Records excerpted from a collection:
▼
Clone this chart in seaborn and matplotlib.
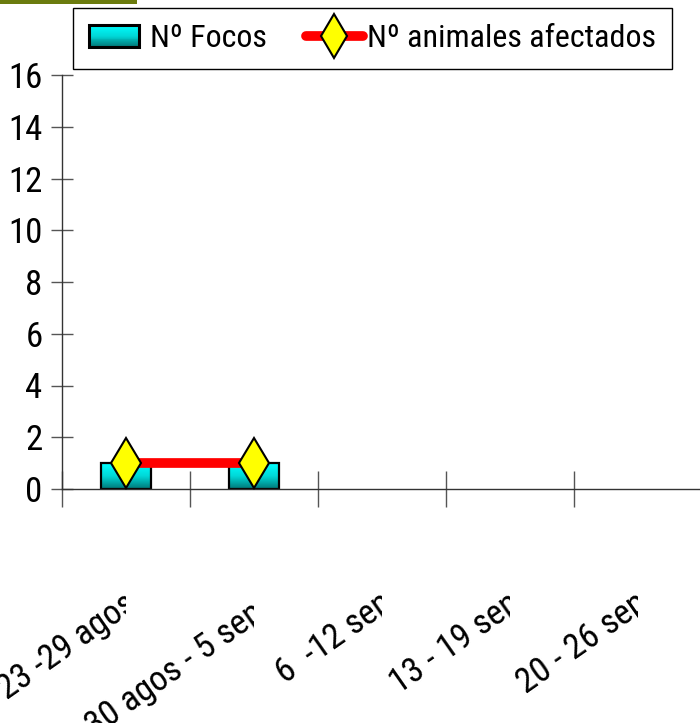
import os
import numpy as np
import pandas as pd
import matplotlib
matplotlib.use("Agg")
import matplotlib.pyplot as plt
import seaborn as sns
from matplotlib import font_manager
from matplotlib.font_manager import FontProperties
from matplotlib.patches import Rectangle
from matplotlib.lines import Line2D
from matplotlib.legend_handler import HandlerBase
from matplotlib.colors import LinearSegmentedColormap
from matplotlib.transforms import Bbox, TransformedBbox, ScaledTranslation

# ---- data ----
categories = ["23 -29 agos", "30 agos - 5 sep", "6  -12 sep", "13 - 19 sep", "20 - 26 sep"]
focos = [1, 1, 0, 0, 0]
animales = [1, 1, np.nan, np.nan, np.nan]
yticks = [0, 2, 4, 6, 8, 10, 12, 14, 16]
series_names = ["Nº Focos", "Nº animales afectados"]

sns.set_style("white")
plt.rcParams["font.family"] = ["Liberation Sans", "DejaVu Sans"]

# pick the most condensed regular sans font available
prefs = ["LiberationSansNarrow-Regular", "NotoSans-ExtraCondensed.", "RobotoCondensed-Regular",
         "Roboto_Condensed-Regular", "NotoSans-Condensed.", "OpenSans_Condensed-Regular",
         "DejaVuSansCondensed."]
files = [f.fname for f in font_manager.fontManager.ttflist]
chosen = None
for p in prefs:
    for fn in files:
        if p in os.path.basename(fn):
            chosen = fn
            break
    if chosen:
        break


def fp(size):
    if chosen:
        return FontProperties(fname=chosen, size=size)
    return FontProperties(family=["Liberation Sans", "DejaVu Sans"], stretch="condensed",
                          size=size)


W, H = 700, 723
fig = plt.figure(figsize=(W / 100, H / 100), dpi=100)
ax = fig.add_axes([62 / W, (H - 489) / H, 640 / W, 414 / H])

df = pd.DataFrame({"cat": categories, "focos": focos, "animales": animales})

sns.barplot(data=df, x="cat", y="focos", ax=ax, width=0.39, color="#00c0c0",
            edgecolor="black", linewidth=1.6, order=categories)

cmap = LinearSegmentedColormap.from_list("tealgrad", ["#007878", "#00d8d8", "#00ffff"])
grad = np.linspace(0, 1, 64).reshape(-1, 1)
for p in list(ax.patches):
    x, y = p.get_x(), p.get_y()
    w, h = p.get_width(), p.get_height()
    if not np.isfinite(h) or h <= 0:
        p.set_visible(False)
        continue
    im = ax.imshow(grad, extent=[x, x + w, y, y + h], origin="lower", aspect="auto",
                   cmap=cmap, zorder=2.2)
    im.set_clip_path(p)
    p.set_facecolor("none")
    p.set_zorder(2.4)

sns.lineplot(data=df, x="cat", y="animales", ax=ax, color="red", linewidth=7,
             marker="d", markersize=25, markerfacecolor="#ffff00",
             markeredgecolor="black", markeredgewidth=1.5, errorbar=None, sort=False,
             zorder=3)

ax.set_xlim(-0.5, len(categories) - 0.5)
ax.set_ylim(0, 16)
ax.set_xlabel("")
ax.set_ylabel("")

for s in ["top", "right"]:
    ax.spines[s].set_visible(False)
for s in ["left", "bottom"]:
    ax.spines[s].set_color("#333333")
    ax.spines[s].set_linewidth(1.0)

ax.set_yticks(yticks)
ax.set_yticklabels([str(v) for v in yticks])
for t in ax.get_yticklabels():
    t.set_fontproperties(fp(25))
    t.set_color("black")
ax.tick_params(axis="y", direction="inout", length=16, width=1, color="#555555", pad=6,
               left=True)
bounds = np.arange(len(categories)) - 0.5
ax.set_xticks(list(bounds) + [len(categories) - 0.5])
ax.set_xticklabels([""] * (len(categories) + 1))
ax.tick_params(axis="x", direction="inout", length=26, width=1, color="#555555", bottom=True)

# rotated, clipped category labels
for i, lab in enumerate(categories):
    dy = -1.29 if i == 1 else -1.19
    tr = ax.transData + ScaledTranslation(0.12, dy, fig.dpi_scale_trans)
    t = ax.text(i, 0, lab, transform=tr, rotation=35, rotation_mode="anchor",
                ha="right", va="baseline", fontproperties=fp(25), color="black")
    t.set_clip_box(TransformedBbox(Bbox([[-5, -100], [i, 100]]), ax.transData))
    t.set_clip_on(True)


class GradHandler(HandlerBase):
    def create_artists(self, legend, orig_handle, xdescent, ydescent, width, height,
                       fontsize, trans):
        n = 24
        arts = []
        w2 = width * 0.87
        for k in range(n):
            c = cmap(1 - k / (n - 1))
            arts.append(Rectangle((-xdescent, -ydescent + height * (n - 1 - k) / n),
                                  w2, height / n + 0.05, facecolor=c,
                                  edgecolor="none", transform=trans))
        arts.append(Rectangle((-xdescent, -ydescent), w2, height, fill=False,
                              edgecolor="black", linewidth=2.2, transform=trans))
        return arts


bar_handle = Rectangle((0, 0), 1, 1)
line_handle = Line2D([], [], color="red", linewidth=7, marker="d", markersize=22,
                     markerfacecolor="#ffff00", markeredgecolor="black",
                     markeredgewidth=1.5)
leg = fig.legend([bar_handle, line_handle], series_names,
                 handler_map={Rectangle: GradHandler()},
                 loc="center", bbox_to_anchor=((79 + 666) / 2 / W, 1 - (5 + 72) / 2 / H),
                 ncol=2, prop=fp(23), frameon=True, fancybox=False, shadow=False,
                 handlelength=1.8, handletextpad=0.12, columnspacing=1.2,
                 borderpad=0.5, borderaxespad=0)
for t in leg.get_texts():
    t.set_color("black")
leg.get_frame().set_edgecolor("black")
leg.get_frame().set_linewidth(1.0)
leg.get_frame().set_alpha(1)

fig.add_artist(Rectangle((0, 1 - 4 / H), 137 / W, 4 / H, transform=fig.transFigure,
                         facecolor="#6b7b0e", edgecolor="none"))

fig.savefig("out.png", dpi=100)
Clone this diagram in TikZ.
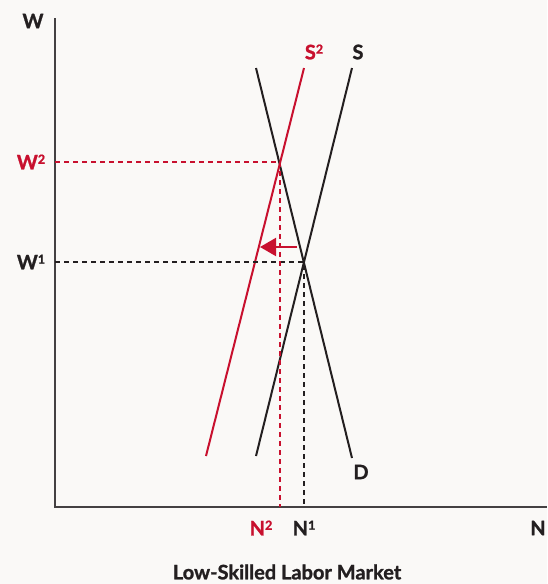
\documentclass[tikz,border=0pt]{standalone}
\usepackage{fontspec}
\setmainfont{Lato}[BoldFeatures={FakeBold=1.2}]
\usetikzlibrary{arrows.meta}
\definecolor{bg}{HTML}{FAF9F7}
\definecolor{myred}{HTML}{C8102E}
\definecolor{myblack}{HTML}{231F20}
\newcommand{\sups}[1]{\raisebox{0.55ex}{\fontsize{12.5}{12.5}\selectfont #1}}
\begin{document}
\begin{tikzpicture}[x=1pt,y=-1pt,
  lbl/.style={font=\fontsize{20}{20}\selectfont\bfseries, text=myblack, inner sep=0pt},
  rlbl/.style={lbl, text=myred},
  curve/.style={line width=2pt, myblack},
  rcurve/.style={line width=2pt, myred},
  guide/.style={line width=1.6pt, dash pattern=on 5pt off 4pt}]
\fill[bg] (0,0) rectangle (547,584);
\useasboundingbox (0,0) rectangle (547,584);
% axes
\coordinate (O) at (55,507);
\coordinate (Ytop) at (55,18);
\coordinate (Xend) at (547,507);
\draw[line width=1.3pt, myblack!85] (Ytop) -- (O) -- (Xend);
% curves
\coordinate (Dt) at (256,68); \coordinate (Db) at (352,458);
\coordinate (St) at (352,68); \coordinate (Sb) at (256,456);
\coordinate (S2t) at (304,68); \coordinate (S2b) at (206,456);
\draw[curve] (Dt) -- (Db);
\draw[curve] (Sb) -- (St);
\draw[rcurve] (S2b) -- (S2t);
% equilibria
\coordinate (E1) at (304,262);
\coordinate (E2) at (280,162);
\coordinate (W1a) at (55,262);
\coordinate (W2a) at (55,162);
\coordinate (N1a) at (304,507);
\coordinate (N2a) at (280,507);
\draw[guide, myblack] (W1a) -- (E1) -- (N1a);
\draw[guide, myred] (W2a) -- (E2) -- (N2a);
% shift arrow
\coordinate (A0) at (297,247);
\coordinate (A1) at (260,247);
\draw[rcurve, -{Triangle[length=16pt,width=18pt]}] (A0) -- (A1);
% labels
\node[lbl] (W) at (33,21) {W};
\node[lbl] (N) at (538,528) {N};
\node[rlbl] (S2) at (314,52) {S\sups{2}};
\node[lbl] (S) at (358,52) {S};
\node[lbl] (D) at (361,472) {D};
\node[rlbl] (W2) at (31,162) {W\sups{2}};
\node[lbl] (W1) at (31,262) {W\sups{1}};
\node[rlbl] (N2) at (261,528) {N\sups{2}};
\node[lbl] (N1) at (304,528) {N\sups{1}};
\node[lbl, font=\fontsize{20}{20}\selectfont\bfseries] (T) at (287,572) {Low-Skilled Labor Market};
\end{tikzpicture}
\end{document}
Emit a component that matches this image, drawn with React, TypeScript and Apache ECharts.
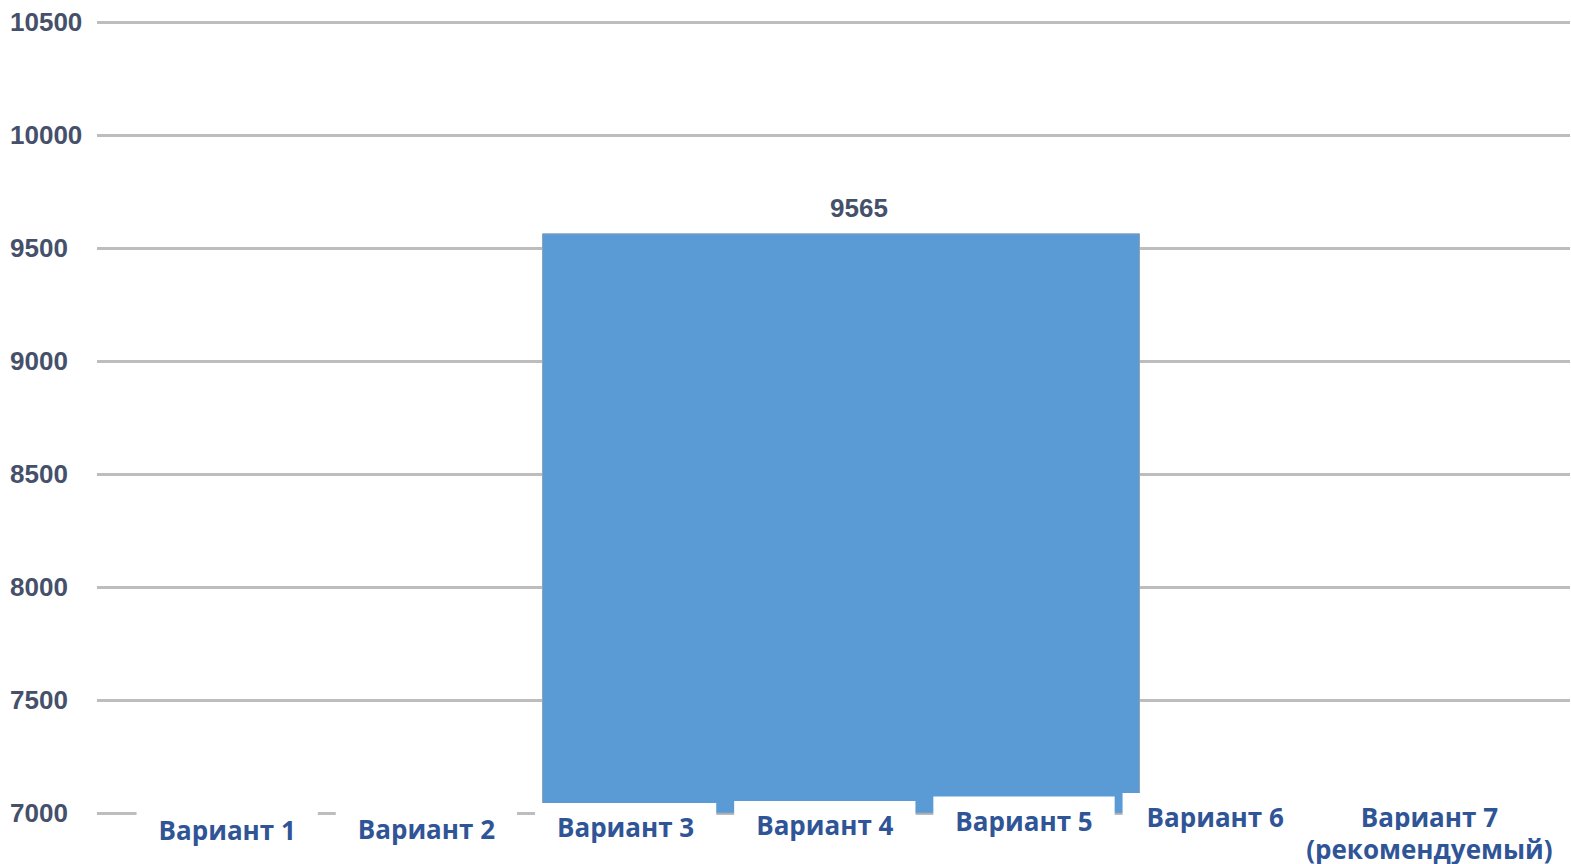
import { useEffect, useRef } from "react";
import * as echarts from "echarts";

// Category axis: variant names
const variants = [
  "Вариант 1",
  "Вариант 2",
  "Вариант 3",
  "Вариант 4",
  "Вариант 5",
  "Вариант 6",
  "Вариант 7\n(рекомендуемый)",
];

// The single plotted bar
const barCategory = ["Варианты 3–5"];
const barValues = [9565];

// Value axis range and step
const yMin = 7000;
const yMax = 10500;
const yStep = 500;

const LABEL_BLUE = "#2f5597";
const AXIS_GREY_BLUE = "#45506a";
const GRID_GREY = "#bdbdbd";
const BAR_BLUE = "#5b9bd5";

// How far each variant plate sits below the highest one (px)
const plateDrop = [12.5, 11.5, 10, 8, 3.5, 0, 0];

const labelFont = {
  fontFamily: "'Open Sans', 'Noto Sans', sans-serif",
  fontWeight: "bold" as const,
  fontSize: 26,
  color: LABEL_BLUE,
  backgroundColor: "#ffffff",
  align: "center" as const,
};

function buildRich() {
  const rich: Record<string, any> = {
    box: { ...labelFont, padding: [11, 22, 12, 22] },
    boxSix: { ...labelFont, padding: [11, 40, 12, 24] },
    lead: { fontSize: 1, width: 19, lineHeight: 1 },
    topLine: { ...labelFont, padding: [11, 78, 0, 73] },
    subLine: { ...labelFont, padding: [6, 18, 0, 32] },
  };
  plateDrop.forEach((d, i) => {
    if (d > 0) rich["s" + i] = { fontSize: 1, lineHeight: d };
  });
  return rich;
}

function formatVariant(value: string, idx: number) {
  const spacer = plateDrop[idx] > 0 ? `{s${idx}| }\n` : "";
  if (value.includes("\n")) {
    const [a, b] = value.split("\n");
    return `${spacer}{lead| }{topLine|${a}}\n{subLine|${b}}`;
  }
  const style = idx === 5 ? "boxSix" : "box";
  return `${spacer}{${style}|${value}}`;
}

export default function App() {
  const ref = useRef<HTMLDivElement>(null);

  useEffect(() => {
    if (!ref.current) return;
    const chart = echarts.init(ref.current, undefined, { renderer: "svg" });

    const gridBase = {
      top: 22,
      bottom: 51,
      containLabel: false,
      outerBoundsMode: "none",
    };

    chart.setOption({
      animation: false,
      backgroundColor: "#ffffff",
      grid: [
        // value grid: gridlines and tick labels
        { ...gridBase, left: 97, right: 1 },
        // variant labels row
        { ...gridBase, left: 127.6, right: 49 },
        // bar
        { ...gridBase, left: 243, right: 132 },
      ],
      xAxis: [
        {
          type: "category",
          gridIndex: 0,
          data: barCategory,
          show: false,
        },
        {
          type: "category",
          gridIndex: 1,
          data: variants,
          z: 10,
          axisLine: { show: false },
          axisTick: { show: false },
          axisLabel: {
            interval: 0,
            margin: -20,
            formatter: formatVariant,
            rich: buildRich(),
          },
        },
        {
          type: "category",
          gridIndex: 2,
          data: barCategory,
          show: false,
        },
      ],
      yAxis: [
        {
          type: "value",
          gridIndex: 0,
          min: yMin,
          max: yMax,
          interval: yStep,
          axisLine: { show: false },
          axisTick: { show: false },
          splitLine: { lineStyle: { color: GRID_GREY, width: 3 } },
          axisLabel: {
            align: "left",
            margin: 87,
            formatter: (v: number) => String(v),
            fontFamily: "'Liberation Sans', Arial, sans-serif",
            fontWeight: "bold",
            fontSize: 26,
            color: AXIS_GREY_BLUE,
          },
        },
        {
          type: "value",
          gridIndex: 1,
          min: 0,
          max: 1,
          show: false,
        },
        {
          type: "value",
          gridIndex: 2,
          min: yMin,
          max: yMax,
          interval: yStep,
          show: false,
        },
      ],
      series: [
        {
          type: "bar",
          xAxisIndex: 2,
          yAxisIndex: 2,
          data: barValues,
          barWidth: "50%",
          itemStyle: {
            color: BAR_BLUE,
            borderColor: "#8ea2b8",
            borderWidth: 1,
          },
          label: {
            show: true,
            position: "top",
            distance: 12,
            offset: [18, 0],
            fontFamily: "'Liberation Sans', Arial, sans-serif",
            fontWeight: "bold",
            fontSize: 26,
            color: AXIS_GREY_BLUE,
          },
        },
      ],
    });

    return () => chart.dispose();
  }, []);

  return (
    <div
      ref={ref}
      style={{ position: "fixed", left: 0, top: 0, width: 1571, height: 864 }}
    />
  );
}
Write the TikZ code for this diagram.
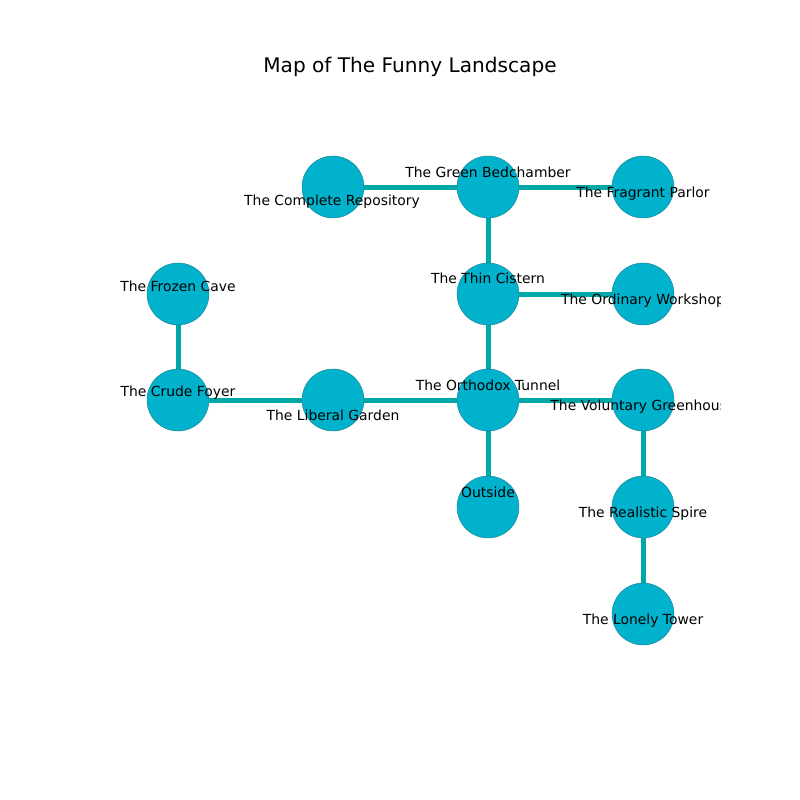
\documentclass[tikz,border=0pt]{standalone}
\usepackage{fontspec}
\setmainfont{DejaVu Sans}
\definecolor{nodefill}{RGB}{0,178,204}
\definecolor{nodeedge}{RGB}{30,120,140}
\definecolor{edgecol}{RGB}{0,168,168}
\tikzset{
  room/.style={circle, fill=nodefill, draw=nodeedge, line width=0.4pt, minimum size=62pt, inner sep=0pt},
  link/.style={draw=edgecol, line width=5pt},
  lbl/.style={font=\fontsize{13.9}{16}\selectfont, inner sep=0pt, text=black, yshift=-1pt},
}
\begin{document}
\begin{tikzpicture}[x=1pt,y=-1pt]
\useasboundingbox (0,0) rectangle (800,800);
\fill[white] (0,0) rectangle (800,800);
\node[font=\fontsize{20.1}{24}\selectfont, inner sep=0pt] (title) at (410,67) {Map of The Funny Landscape};
\begin{scope}
\clip (100,96) rectangle (720,712);
\coordinate (cr) at (333,187);
\coordinate (gb) at (488,187);
\coordinate (fp) at (643,187);
\coordinate (fc) at (178,294);
\coordinate (tc) at (488,294);
\coordinate (ow) at (643,294);
\coordinate (cf) at (178,400);
\coordinate (lg) at (333,400);
\coordinate (ot) at (488,400);
\coordinate (vg) at (643,400);
\coordinate (os) at (488,507);
\coordinate (rs) at (643,507);
\coordinate (lt) at (643,614);
\draw[link] (cr) -- (gb);
\draw[link] (gb) -- (fp);
\draw[link] (gb) -- (tc);
\draw[link] (tc) -- (ow);
\draw[link] (tc) -- (ot);
\draw[link] (fc) -- (cf);
\draw[link] (cf) -- (lg);
\draw[link] (lg) -- (ot);
\draw[link] (ot) -- (vg);
\draw[link] (ot) -- (os);
\draw[link] (vg) -- (rs);
\draw[link] (rs) -- (lt);
\foreach \n in {cr,gb,fp,fc,tc,ow,cf,lg,ot,vg,os,rs,lt}{
  \node[room] (n\n) at (\n) {};
}
\node[lbl] (lcr) at (332,201) {The Complete Repository};
\node[lbl] (lgb) at (488,171) {The Green Bedchamber};
\node[lbl] (lfp) at (643,193) {The Fragrant Parlor};
\node[lbl] (lfc) at (178,285) {The Frozen Cave};
\node[lbl] (ltc) at (488,277) {The Thin Cistern};
\node[lbl] (low) at (643,300) {The Ordinary Workshop};
\node[lbl] (lcf) at (178,392) {The Crude Foyer};
\node[lbl] (llg) at (333,414) {The Liberal Garden};
\node[lbl] (lot) at (488,384) {The Orthodox Tunnel};
\node[lbl] (lvg) at (643,406) {The Voluntary Greenhouse};
\node[lbl] (los) at (488,491) {Outside};
\node[lbl] (lrs) at (643,513) {The Realistic Spire};
\node[lbl] (llt) at (643,620) {The Lonely Tower};
\end{scope}
\end{tikzpicture}
\end{document}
▲
### Exercise instructions
Using the listing above, repeat word for word each line from the one with "Emit a component" down to the one with "const ref = useRef<HTMLDivElement>(null);", both included. Omit all pictures.

### Answer to the task
Emit a component that matches this image, drawn with React, TypeScript and Apache ECharts.
import { useEffect, useRef } from "react";
import * as echarts from "echarts";

// Category axis: variant names
const variants = [
  "Вариант 1",
  "Вариант 2",
  "Вариант 3",
  "Вариант 4",
  "Вариант 5",
  "Вариант 6",
  "Вариант 7\n(рекомендуемый)",
];

// The single plotted bar
const barCategory = ["Варианты 3–5"];
const barValues = [9565];

// Value axis range and step
const yMin = 7000;
const yMax = 10500;
const yStep = 500;

const LABEL_BLUE = "#2f5597";
const AXIS_GREY_BLUE = "#45506a";
const GRID_GREY = "#bdbdbd";
const BAR_BLUE = "#5b9bd5";

// How far each variant plate sits below the highest one (px)
const plateDrop = [12.5, 11.5, 10, 8, 3.5, 0, 0];

const labelFont = {
  fontFamily: "'Open Sans', 'Noto Sans', sans-serif",
  fontWeight: "bold" as const,
  fontSize: 26,
  color: LABEL_BLUE,
  backgroundColor: "#ffffff",
  align: "center" as const,
};

function buildRich() {
  const rich: Record<string, any> = {
    box: { ...labelFont, padding: [11, 22, 12, 22] },
    boxSix: { ...labelFont, padding: [11, 40, 12, 24] },
    lead: { fontSize: 1, width: 19, lineHeight: 1 },
    topLine: { ...labelFont, padding: [11, 78, 0, 73] },
    subLine: { ...labelFont, padding: [6, 18, 0, 32] },
  };
  plateDrop.forEach((d, i) => {
    if (d > 0) rich["s" + i] = { fontSize: 1, lineHeight: d };
  });
  return rich;
}

function formatVariant(value: string, idx: number) {
  const spacer = plateDrop[idx] > 0 ? `{s${idx}| }\n` : "";
  if (value.includes("\n")) {
    const [a, b] = value.split("\n");
    return `${spacer}{lead| }{topLine|${a}}\n{subLine|${b}}`;
  }
  const style = idx === 5 ? "boxSix" : "box";
  return `${spacer}{${style}|${value}}`;
}

export default function App() {
  const ref = useRef<HTMLDivElement>(null);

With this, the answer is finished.